Про древний хаос, про родимый
Как жадно мир души ночной
Внимает повести любимой!
Из смертной рвется он груди,
Он с беспредельным жаждет слиться!..
О! бурь заснувших не буди –
Под ними хаос шевелится!..

Интересно в связи с понятием хаоса рассмотреть стихотворение Мандельштама из Четверостиший 1933–1934 г., которое считается загадочным.
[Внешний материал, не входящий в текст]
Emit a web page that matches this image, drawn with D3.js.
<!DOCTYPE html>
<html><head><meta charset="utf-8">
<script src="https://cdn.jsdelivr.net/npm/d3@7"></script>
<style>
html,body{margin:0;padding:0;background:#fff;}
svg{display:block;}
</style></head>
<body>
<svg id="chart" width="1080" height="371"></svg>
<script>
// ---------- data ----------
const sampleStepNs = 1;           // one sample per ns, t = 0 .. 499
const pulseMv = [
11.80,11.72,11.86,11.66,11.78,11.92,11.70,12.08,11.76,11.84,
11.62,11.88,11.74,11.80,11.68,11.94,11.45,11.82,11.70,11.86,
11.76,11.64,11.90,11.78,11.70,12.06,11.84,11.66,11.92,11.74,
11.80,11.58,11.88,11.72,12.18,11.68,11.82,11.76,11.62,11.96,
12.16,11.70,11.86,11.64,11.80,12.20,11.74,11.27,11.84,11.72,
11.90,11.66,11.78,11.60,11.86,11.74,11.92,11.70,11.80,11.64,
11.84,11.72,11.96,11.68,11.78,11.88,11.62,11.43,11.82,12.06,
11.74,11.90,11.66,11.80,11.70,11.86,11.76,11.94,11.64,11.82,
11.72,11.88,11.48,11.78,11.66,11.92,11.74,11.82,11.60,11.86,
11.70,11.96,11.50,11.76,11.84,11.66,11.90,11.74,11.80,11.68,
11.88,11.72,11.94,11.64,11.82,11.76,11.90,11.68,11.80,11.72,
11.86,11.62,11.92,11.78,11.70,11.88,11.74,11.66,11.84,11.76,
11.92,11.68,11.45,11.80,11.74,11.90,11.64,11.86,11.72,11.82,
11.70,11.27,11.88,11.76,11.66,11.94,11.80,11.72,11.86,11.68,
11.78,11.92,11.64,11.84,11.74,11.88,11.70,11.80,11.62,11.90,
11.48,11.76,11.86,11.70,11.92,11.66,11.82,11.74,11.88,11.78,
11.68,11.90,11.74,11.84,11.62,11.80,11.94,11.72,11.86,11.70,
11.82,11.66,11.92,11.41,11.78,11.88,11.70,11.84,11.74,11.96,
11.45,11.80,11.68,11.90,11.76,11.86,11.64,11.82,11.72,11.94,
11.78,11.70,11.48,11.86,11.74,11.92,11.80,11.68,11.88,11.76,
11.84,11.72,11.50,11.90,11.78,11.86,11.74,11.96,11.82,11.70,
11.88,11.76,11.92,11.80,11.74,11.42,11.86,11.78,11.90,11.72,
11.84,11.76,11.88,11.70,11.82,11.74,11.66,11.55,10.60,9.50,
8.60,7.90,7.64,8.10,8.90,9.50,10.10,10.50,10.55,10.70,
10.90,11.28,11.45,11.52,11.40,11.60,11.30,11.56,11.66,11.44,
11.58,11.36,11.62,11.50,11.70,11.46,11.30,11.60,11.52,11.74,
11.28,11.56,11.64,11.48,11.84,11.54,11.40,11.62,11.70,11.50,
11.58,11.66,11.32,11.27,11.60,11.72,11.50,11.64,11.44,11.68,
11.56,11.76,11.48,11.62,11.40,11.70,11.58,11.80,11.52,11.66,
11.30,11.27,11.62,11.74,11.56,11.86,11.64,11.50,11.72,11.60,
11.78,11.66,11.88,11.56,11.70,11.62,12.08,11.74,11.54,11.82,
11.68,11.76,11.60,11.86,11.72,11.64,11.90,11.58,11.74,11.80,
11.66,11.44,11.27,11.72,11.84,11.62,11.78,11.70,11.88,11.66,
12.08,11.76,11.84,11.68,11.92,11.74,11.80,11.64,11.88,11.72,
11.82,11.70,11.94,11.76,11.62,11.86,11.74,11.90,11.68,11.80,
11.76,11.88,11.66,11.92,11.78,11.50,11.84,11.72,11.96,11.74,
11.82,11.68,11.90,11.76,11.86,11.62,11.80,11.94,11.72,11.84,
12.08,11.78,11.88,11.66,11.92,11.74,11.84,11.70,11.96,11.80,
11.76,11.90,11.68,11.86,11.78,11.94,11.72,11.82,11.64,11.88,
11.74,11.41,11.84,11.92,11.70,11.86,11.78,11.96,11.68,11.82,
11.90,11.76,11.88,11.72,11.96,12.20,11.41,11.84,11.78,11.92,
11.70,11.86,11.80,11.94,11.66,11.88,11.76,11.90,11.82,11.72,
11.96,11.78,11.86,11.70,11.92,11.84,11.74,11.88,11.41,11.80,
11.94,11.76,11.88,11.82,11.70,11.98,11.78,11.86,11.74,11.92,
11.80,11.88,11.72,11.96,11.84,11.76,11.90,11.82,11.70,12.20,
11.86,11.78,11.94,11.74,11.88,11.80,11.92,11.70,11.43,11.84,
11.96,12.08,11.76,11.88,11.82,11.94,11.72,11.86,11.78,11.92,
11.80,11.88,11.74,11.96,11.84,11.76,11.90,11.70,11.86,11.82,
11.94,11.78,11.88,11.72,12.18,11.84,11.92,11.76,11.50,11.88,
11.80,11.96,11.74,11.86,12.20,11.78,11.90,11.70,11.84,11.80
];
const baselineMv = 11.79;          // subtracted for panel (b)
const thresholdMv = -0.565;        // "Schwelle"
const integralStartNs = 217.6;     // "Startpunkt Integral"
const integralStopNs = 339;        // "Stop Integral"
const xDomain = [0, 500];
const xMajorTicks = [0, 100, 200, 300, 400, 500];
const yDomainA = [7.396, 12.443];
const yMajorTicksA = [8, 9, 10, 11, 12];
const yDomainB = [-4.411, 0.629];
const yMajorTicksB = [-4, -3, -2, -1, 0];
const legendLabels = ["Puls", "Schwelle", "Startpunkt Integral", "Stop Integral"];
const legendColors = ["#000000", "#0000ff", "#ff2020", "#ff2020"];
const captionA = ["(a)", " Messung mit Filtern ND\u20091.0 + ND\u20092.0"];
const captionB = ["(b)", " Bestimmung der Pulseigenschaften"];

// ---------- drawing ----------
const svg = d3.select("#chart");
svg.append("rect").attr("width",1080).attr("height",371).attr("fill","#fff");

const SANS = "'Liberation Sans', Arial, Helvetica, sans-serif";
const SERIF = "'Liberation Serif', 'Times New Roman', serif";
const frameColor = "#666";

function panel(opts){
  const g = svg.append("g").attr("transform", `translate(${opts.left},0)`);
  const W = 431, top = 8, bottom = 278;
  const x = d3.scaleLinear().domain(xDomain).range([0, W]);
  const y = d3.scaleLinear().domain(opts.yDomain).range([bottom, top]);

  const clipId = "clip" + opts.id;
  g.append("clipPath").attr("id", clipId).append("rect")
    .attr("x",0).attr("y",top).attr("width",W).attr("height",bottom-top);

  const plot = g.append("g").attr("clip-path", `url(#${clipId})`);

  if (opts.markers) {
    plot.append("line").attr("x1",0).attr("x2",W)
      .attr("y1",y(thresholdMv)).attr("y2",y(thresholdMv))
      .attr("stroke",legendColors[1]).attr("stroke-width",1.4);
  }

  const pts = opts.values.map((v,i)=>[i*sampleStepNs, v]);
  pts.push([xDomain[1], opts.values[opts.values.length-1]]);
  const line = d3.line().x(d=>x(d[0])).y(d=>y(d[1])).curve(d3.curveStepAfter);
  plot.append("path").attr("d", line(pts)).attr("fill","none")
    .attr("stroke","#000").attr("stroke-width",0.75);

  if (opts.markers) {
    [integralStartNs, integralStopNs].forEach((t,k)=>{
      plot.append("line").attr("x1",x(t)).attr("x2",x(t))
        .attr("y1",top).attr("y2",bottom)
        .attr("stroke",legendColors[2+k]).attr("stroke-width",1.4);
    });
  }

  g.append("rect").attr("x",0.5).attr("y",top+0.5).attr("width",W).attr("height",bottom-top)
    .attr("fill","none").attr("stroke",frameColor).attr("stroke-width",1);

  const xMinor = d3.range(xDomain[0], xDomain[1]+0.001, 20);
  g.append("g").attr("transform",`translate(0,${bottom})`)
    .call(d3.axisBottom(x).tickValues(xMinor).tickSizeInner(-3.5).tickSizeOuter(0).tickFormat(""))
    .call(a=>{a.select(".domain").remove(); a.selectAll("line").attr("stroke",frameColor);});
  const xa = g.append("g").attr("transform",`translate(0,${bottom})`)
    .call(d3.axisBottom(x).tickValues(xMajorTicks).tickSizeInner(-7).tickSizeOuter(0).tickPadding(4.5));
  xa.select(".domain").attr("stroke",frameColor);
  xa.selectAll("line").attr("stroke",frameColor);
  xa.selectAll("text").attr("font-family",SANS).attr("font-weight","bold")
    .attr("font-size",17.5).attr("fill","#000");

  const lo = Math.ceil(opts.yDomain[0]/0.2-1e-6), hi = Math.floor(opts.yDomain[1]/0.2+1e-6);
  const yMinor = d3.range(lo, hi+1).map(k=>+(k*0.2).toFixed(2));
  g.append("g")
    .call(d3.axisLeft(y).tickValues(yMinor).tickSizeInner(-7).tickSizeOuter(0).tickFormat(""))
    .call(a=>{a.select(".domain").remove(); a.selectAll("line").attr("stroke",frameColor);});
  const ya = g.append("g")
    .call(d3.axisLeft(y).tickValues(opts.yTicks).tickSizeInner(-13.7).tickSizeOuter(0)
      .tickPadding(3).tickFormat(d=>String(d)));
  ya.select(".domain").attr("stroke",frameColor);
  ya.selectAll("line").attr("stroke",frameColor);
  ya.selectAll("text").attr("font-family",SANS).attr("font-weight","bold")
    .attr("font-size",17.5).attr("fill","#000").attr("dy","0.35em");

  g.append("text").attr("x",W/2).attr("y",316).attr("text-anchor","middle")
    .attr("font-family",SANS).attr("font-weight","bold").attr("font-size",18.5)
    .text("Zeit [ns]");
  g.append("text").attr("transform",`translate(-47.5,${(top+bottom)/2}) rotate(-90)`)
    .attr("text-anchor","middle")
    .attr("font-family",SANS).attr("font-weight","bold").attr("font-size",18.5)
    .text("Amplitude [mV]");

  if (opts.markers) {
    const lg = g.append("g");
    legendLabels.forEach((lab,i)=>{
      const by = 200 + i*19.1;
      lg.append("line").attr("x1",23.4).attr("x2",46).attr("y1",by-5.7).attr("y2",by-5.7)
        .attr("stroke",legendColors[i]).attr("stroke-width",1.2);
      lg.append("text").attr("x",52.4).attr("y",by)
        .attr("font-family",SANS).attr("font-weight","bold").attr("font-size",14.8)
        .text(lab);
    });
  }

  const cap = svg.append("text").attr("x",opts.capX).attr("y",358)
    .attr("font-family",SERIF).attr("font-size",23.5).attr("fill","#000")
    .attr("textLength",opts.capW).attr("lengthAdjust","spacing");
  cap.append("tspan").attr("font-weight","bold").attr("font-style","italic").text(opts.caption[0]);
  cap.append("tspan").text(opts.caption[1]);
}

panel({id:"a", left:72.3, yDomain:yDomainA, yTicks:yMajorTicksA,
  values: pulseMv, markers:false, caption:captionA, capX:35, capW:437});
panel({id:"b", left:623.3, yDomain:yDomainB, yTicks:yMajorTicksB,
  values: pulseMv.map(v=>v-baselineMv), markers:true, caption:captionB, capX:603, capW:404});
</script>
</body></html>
Скажи мне, чертежник пустыни,
Арабских песков геометр,
Ужели безудержность линий
Сильнее, чем дующий ветр?
– Меня не касается трепет
Его иудейских забот —
Он опыт из лепета лепит
И лепет из опыта пьет…

Мне представляется несомненным: это четверостишие прямо и непосредственно навеяно известной картиной У. Блейка «Великий архитектор» («Ветхий днями»). Вот же он, геометр, с циркулем наклонился над пустыней, а ветер отдувает его древние космы. Чего только не пишут об этом загадочном четверостишии! Геометра кто-то умудрился счесть неким арабским архитектором, в то время как пустыню может ведь начертить только Бог при сотворении мира.
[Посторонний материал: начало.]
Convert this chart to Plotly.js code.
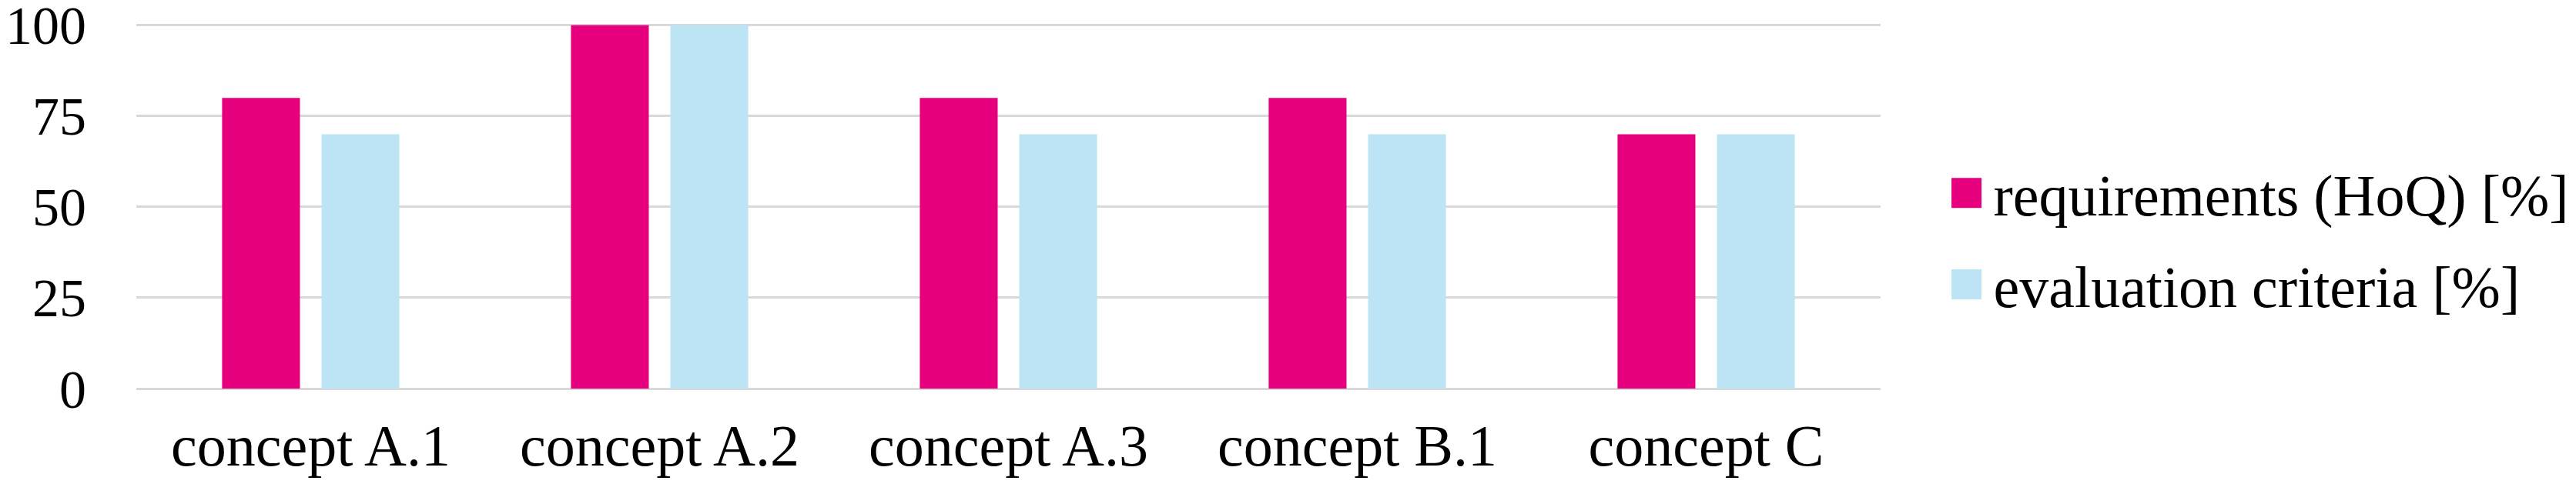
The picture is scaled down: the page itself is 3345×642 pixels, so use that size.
<!DOCTYPE html>
<html>
<head>
<meta charset="utf-8">
<script src="https://cdn.plot.ly/plotly-3.0.1.min.js"></script>
<style>
  html, body { margin: 0; padding: 0; background: #fff; }
  #chart { width: 3345px; height: 642px; }
</style>
</head>
<body>
<div id="chart"></div>
<script>
// categories and values
var concepts = ['concept A.1', 'concept A.2', 'concept A.3', 'concept B.1', 'concept C'];
var requirements = [80, 100, 80, 80, 70];
var evaluation = [70, 100, 70, 70, 70];
var yTicks = [0, 25, 50, 75, 100];

var serif = '"Liberation Serif", "Times New Roman", serif';

var reqTrace = {
  x: concepts,
  y: requirements,
  name: 'requirements (HoQ) [%]',
  legendgroup: 'req',
  type: 'bar',
  marker: { color: '#e6007e', line: { width: 0 } }
};
var evalTrace = {
  x: concepts,
  y: evaluation,
  name: 'evaluation criteria [%]',
  legendgroup: 'eval',
  type: 'bar',
  marker: { color: '#bde4f5', line: { width: 0 } }
};

var layout = {
  width: 3345,
  height: 642,
  margin: { l: 177, r: 903, t: 30, b: 137, pad: 0, autoexpand: false },
  paper_bgcolor: '#ffffff',
  plot_bgcolor: '#ffffff',
  font: { family: serif, size: 75, color: '#000000' },
  barmode: 'group',
  bargap: 0.43,
  bargroupgap: 0.217,
  showlegend: true,
  legend: {
    x: 1.0338,
    xanchor: 'left',
    y: 0.41,
    yanchor: 'middle',
    font: { family: serif, size: 76, color: '#000000' },
    itemwidth: 60,
    traceorder: 'grouped',
    tracegroupgap: 17,
    bgcolor: 'rgba(0,0,0,0)',
    borderwidth: 0
  },
  xaxis: {
    type: 'category',
    automargin: false,
    showgrid: false,
    showline: false,
    zeroline: false,
    ticks: '',
    ticklabelstandoff: 23,
    tickfont: { family: serif, size: 76, color: '#000000' }
  },
  yaxis: {
    range: [0, 100.6],
    automargin: false,
    tickvals: yTicks,
    ticktext: yTicks.map(String),
    ticklabeloverflow: 'allow',
    showgrid: true,
    gridcolor: '#d9d9d9',
    gridwidth: 3,
    zeroline: true,
    zerolinecolor: '#d9d9d9',
    zerolinewidth: 3,
    showline: false,
    ticks: '',
    ticklabelstandoff: 64,
    tickfont: { family: serif, size: 70, color: '#000000' }
  }
};

// bigger square swatches like the reference (plotly draws bar swatches 12px wide)
function growSwatches() {
  var paths = document.querySelectorAll('#chart g.legendpoints path');
  for (var i = 0; i < paths.length; i++) {
    paths[i].setAttribute('d', 'M19.5,19.5H-19.5V-19.5H19.5Z');
  }
}

Plotly.newPlot('chart', [reqTrace, evalTrace], layout, { staticPlot: true, displayModeBar: false })
  .then(function (gd) {
    growSwatches();
    gd.on('plotly_afterplot', growSwatches);
    setTimeout(growSwatches, 50);
  });
</script>
</body>
</html>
Уильям Блейк. «Великий архитектор» («Ветхий днями», «The Ancient of Days»), 1794

Сопоставление Мандельштамом стройной архитектуры и стихии ветра отсылает нас к своеобразной философии Блейка. Мандельштам, мы помним, интересовался философией, изучал, например, труды Бергсона и т. д., вероятно, хорошо знал и Блейка. Блейк как мыслитель озабочен возможностями разума, пределами чувств и границами познания. Уризен (Разум) Блейка обозначен на его картине как создатель мира, а циркуль – орудие созидания и одновременно упорядочения, порабощения нашего воображения. Вот откуда вопрос Мандельштама к создателю пустыни, что же сильнее – стихия или расчет геометра? Смущает в четверостишии знак тире перед ответом геометра, его прямая речь: с кем и о ком он говорит? Кто он сам? Тут встречаются разные трактовки. Предлагаю свою: отвечает поэту не кто иной, как сам геометр, иначе Бог (или, если угодно, Уризен). Но почему Он не отвечает: меня не касается лепет твоих иудейских забот? А говорит в третьем лице – его забот! Думаю, потому, что слишком Бог далек от прямого, непосредственного общения (или, скорее, мы слишком от Него далеки). Великий архитектор, он же Создатель, отвечает как бы Себе, разговаривая с Самим Собою… Здесь можно коснуться слегка и ноты отдаленности Создателя – нашей богооставленности… Но и это еще не все. Бог отвечает не только вопрошающему поэту, но и одновременно заочно… ему, Уильяму Блейку с его философией, заботами о соотношении разума и интуиции.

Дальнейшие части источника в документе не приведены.